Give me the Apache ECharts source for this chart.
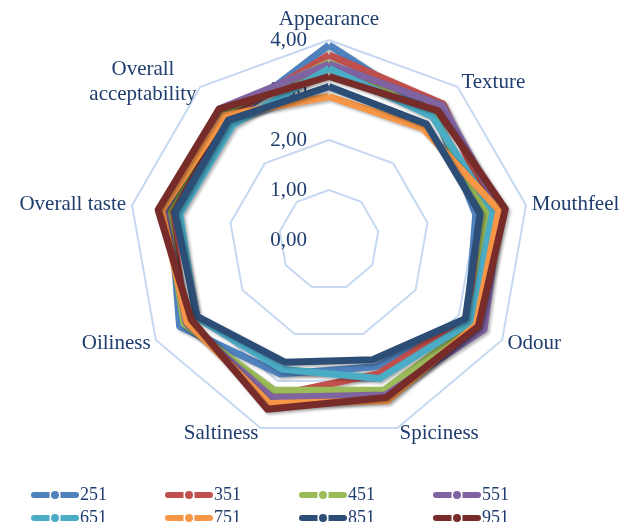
<!DOCTYPE html>
<html>
<head>
<meta charset="utf-8">
<script src="https://cdn.jsdelivr.net/npm/echarts@6/dist/echarts.min.js"></script>
<style>html,body{margin:0;padding:0;background:#fff}#c{width:635px;height:522px}</style>
</head>
<body>
<div id="c"></div>
<script>
// Indicators in clockwise order starting at the top
var indicators = ['Appearance', 'Texture', 'Mouthfeel', 'Odour', 'Spiciness', 'Saltiness', 'Oiliness', 'Overall taste', 'Overall acceptability'];
var seriesNames = ['251', '351', '451', '551', '651', '751', '851', '951'];
var s251 = [3.90, 3.30, 2.98, 3.20, 2.70, 2.85, 3.45, 3.22, 3.10];
var s351 = [3.70, 3.55, 3.30, 3.15, 2.85, 3.32, 3.30, 3.22, 3.20];
var s451 = [3.55, 3.25, 3.20, 3.35, 3.20, 3.20, 3.35, 3.30, 3.34];
var s551 = [3.52, 3.52, 3.48, 3.58, 3.30, 3.35, 3.30, 3.35, 3.42];
var s651 = [3.43, 3.22, 3.33, 3.28, 2.95, 2.75, 3.08, 3.03, 3.00];
var s751 = [2.87, 2.92, 3.45, 3.40, 3.42, 3.48, 3.28, 3.40, 3.25];
var s851 = [3.07, 3.03, 3.07, 3.15, 2.55, 2.60, 3.05, 3.13, 3.13];
var s951 = [3.27, 3.38, 3.58, 3.45, 3.35, 3.60, 3.18, 3.47, 3.42];
var tickValues = [0, 1, 2, 3, 4];
var axisMax = 4;

var allValues = [s251, s351, s451, s551, s651, s751, s851, s951];
var colors = ['#4F81BD', '#C0504D', '#9BBB59', '#8064A2', '#4BACC6', '#F79646', '#2C4D75', '#772C2A'];
var textColor = '#1F3D6E';
var serif = '"Liberation Serif", "Times New Roman", serif';

// ECharts radar goes counter-clockwise; reorder so that the picture is clockwise
function toCCW(arr) { return [arr[0]].concat(arr.slice(1).reverse()); }

var indicatorOpts = toCCW(indicators).map(function (n, i) {
  var o = { name: n, min: 0, max: axisMax };
  if (i === 0) o.axisLabel = { show: true };
  return o;
});

var chart = echarts.init(document.getElementById('c'), null, { renderer: 'canvas' });

var iconPath = 'path://M2.5,2 L18,2 L18,8 L2.5,8 A3,3 0 0 1 2.5,2 Z M29,2 L44.5,2 A3,3 0 0 1 44.5,8 L29,8 Z M23.5,1 A4,4 0 1 1 23.5,9 A4,4 0 1 1 23.5,1 Z';

function legend(names, top) {
  return {
    data: names.map(function (n) { return { name: n, icon: iconPath }; }),
    left: 26, top: top, width: 600,
    orient: 'horizontal',
    itemWidth: 48, itemHeight: 10, itemGap: 58,
    textStyle: { color: textColor, fontFamily: serif, fontSize: 18, padding: [0, 0, 0, -4], lineHeight: 20 }
  };
}

chart.setOption({
  animation: false,
  color: colors,
  legend: [legend(seriesNames.slice(0, 4), 480), legend(seriesNames.slice(4), 503)],
  radar: {
    center: [329, 240],
    radius: 200,
    startAngle: 90,
    splitNumber: tickValues.length - 1,
    shape: 'polygon',
    indicator: indicatorOpts,
    axisName: {
      color: textColor, fontFamily: serif, fontSize: 21,
      formatter: function (n) {
        if (n === 'Overall acceptability') return '{c|Overall}\n{c|acceptability}';
        return n;
      },
      rich: { c: { align: 'center', color: textColor, fontFamily: serif, fontSize: 21, lineHeight: 25 } }
    },
    nameGap: 6,
    axisLine: { show: false },
    axisTick: { show: false },
    axisLabel: {
      show: false, color: textColor, fontFamily: serif, fontSize: 21, margin: 22,
      formatter: function (v) { return v.toFixed(2).replace('.', ','); }
    },
    splitLine: { lineStyle: { color: '#C6D9F0', width: 2 } },
    splitArea: { show: false }
  },
  series: [{
    type: 'radar',
    symbol: 'none',
    data: allValues.map(function (vals, i) {
      return {
        name: seriesNames[i],
        value: toCCW(vals),
        lineStyle: { color: colors[i], width: 7, shadowColor: 'rgba(0,0,0,0.3)', shadowBlur: 3, shadowOffsetX: 2, shadowOffsetY: 2 },
        itemStyle: { color: colors[i] }
      };
    })
  }]
});
</script>
</body>
</html>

* Work to be completed
Make an exact copy of the data above, pictures excluded.

* Expected output
Give me the Apache ECharts source for this chart.
<!DOCTYPE html>
<html>
<head>
<meta charset="utf-8">
<script src="https://cdn.jsdelivr.net/npm/echarts@6/dist/echarts.min.js"></script>
<style>html,body{margin:0;padding:0;background:#fff}#c{width:635px;height:522px}</style>
</head>
<body>
<div id="c"></div>
<script>
// Indicators in clockwise order starting at the top
var indicators = ['Appearance', 'Texture', 'Mouthfeel', 'Odour', 'Spiciness', 'Saltiness', 'Oiliness', 'Overall taste', 'Overall acceptability'];
var seriesNames = ['251', '351', '451', '551', '651', '751', '851', '951'];
var s251 = [3.90, 3.30, 2.98, 3.20, 2.70, 2.85, 3.45, 3.22, 3.10];
var s351 = [3.70, 3.55, 3.30, 3.15, 2.85, 3.32, 3.30, 3.22, 3.20];
var s451 = [3.55, 3.25, 3.20, 3.35, 3.20, 3.20, 3.35, 3.30, 3.34];
var s551 = [3.52, 3.52, 3.48, 3.58, 3.30, 3.35, 3.30, 3.35, 3.42];
var s651 = [3.43, 3.22, 3.33, 3.28, 2.95, 2.75, 3.08, 3.03, 3.00];
var s751 = [2.87, 2.92, 3.45, 3.40, 3.42, 3.48, 3.28, 3.40, 3.25];
var s851 = [3.07, 3.03, 3.07, 3.15, 2.55, 2.60, 3.05, 3.13, 3.13];
var s951 = [3.27, 3.38, 3.58, 3.45, 3.35, 3.60, 3.18, 3.47, 3.42];
var tickValues = [0, 1, 2, 3, 4];
var axisMax = 4;

var allValues = [s251, s351, s451, s551, s651, s751, s851, s951];
var colors = ['#4F81BD', '#C0504D', '#9BBB59', '#8064A2', '#4BACC6', '#F79646', '#2C4D75', '#772C2A'];
var textColor = '#1F3D6E';
var serif = '"Liberation Serif", "Times New Roman", serif';

// ECharts radar goes counter-clockwise; reorder so that the picture is clockwise
function toCCW(arr) { return [arr[0]].concat(arr.slice(1).reverse()); }

var indicatorOpts = toCCW(indicators).map(function (n, i) {
  var o = { name: n, min: 0, max: axisMax };
  if (i === 0) o.axisLabel = { show: true };
  return o;
});

var chart = echarts.init(document.getElementById('c'), null, { renderer: 'canvas' });

var iconPath = 'path://M2.5,2 L18,2 L18,8 L2.5,8 A3,3 0 0 1 2.5,2 Z M29,2 L44.5,2 A3,3 0 0 1 44.5,8 L29,8 Z M23.5,1 A4,4 0 1 1 23.5,9 A4,4 0 1 1 23.5,1 Z';

function legend(names, top) {
  return {
    data: names.map(function (n) { return { name: n, icon: iconPath }; }),
    left: 26, top: top, width: 600,
    orient: 'horizontal',
    itemWidth: 48, itemHeight: 10, itemGap: 58,
    textStyle: { color: textColor, fontFamily: serif, fontSize: 18, padding: [0, 0, 0, -4], lineHeight: 20 }
  };
}

chart.setOption({
  animation: false,
  color: colors,
  legend: [legend(seriesNames.slice(0, 4), 480), legend(seriesNames.slice(4), 503)],
  radar: {
    center: [329, 240],
    radius: 200,
    startAngle: 90,
    splitNumber: tickValues.length - 1,
    shape: 'polygon',
    indicator: indicatorOpts,
    axisName: {
      color: textColor, fontFamily: serif, fontSize: 21,
      formatter: function (n) {
        if (n === 'Overall acceptability') return '{c|Overall}\n{c|acceptability}';
        return n;
      },
      rich: { c: { align: 'center', color: textColor, fontFamily: serif, fontSize: 21, lineHeight: 25 } }
    },
    nameGap: 6,
    axisLine: { show: false },
    axisTick: { show: false },
    axisLabel: {
      show: false, color: textColor, fontFamily: serif, fontSize: 21, margin: 22,
      formatter: function (v) { return v.toFixed(2).replace('.', ','); }
    },
    splitLine: { lineStyle: { color: '#C6D9F0', width: 2 } },
    splitArea: { show: false }
  },
  series: [{
    type: 'radar',
    symbol: 'none',
    data: allValues.map(function (vals, i) {
      return {
        name: seriesNames[i],
        value: toCCW(vals),
        lineStyle: { color: colors[i], width: 7, shadowColor: 'rgba(0,0,0,0.3)', shadowBlur: 3, shadowOffsetX: 2, shadowOffsetY: 2 },
        itemStyle: { color: colors[i] }
      };
    })
  }]
});
</script>
</body>
</html>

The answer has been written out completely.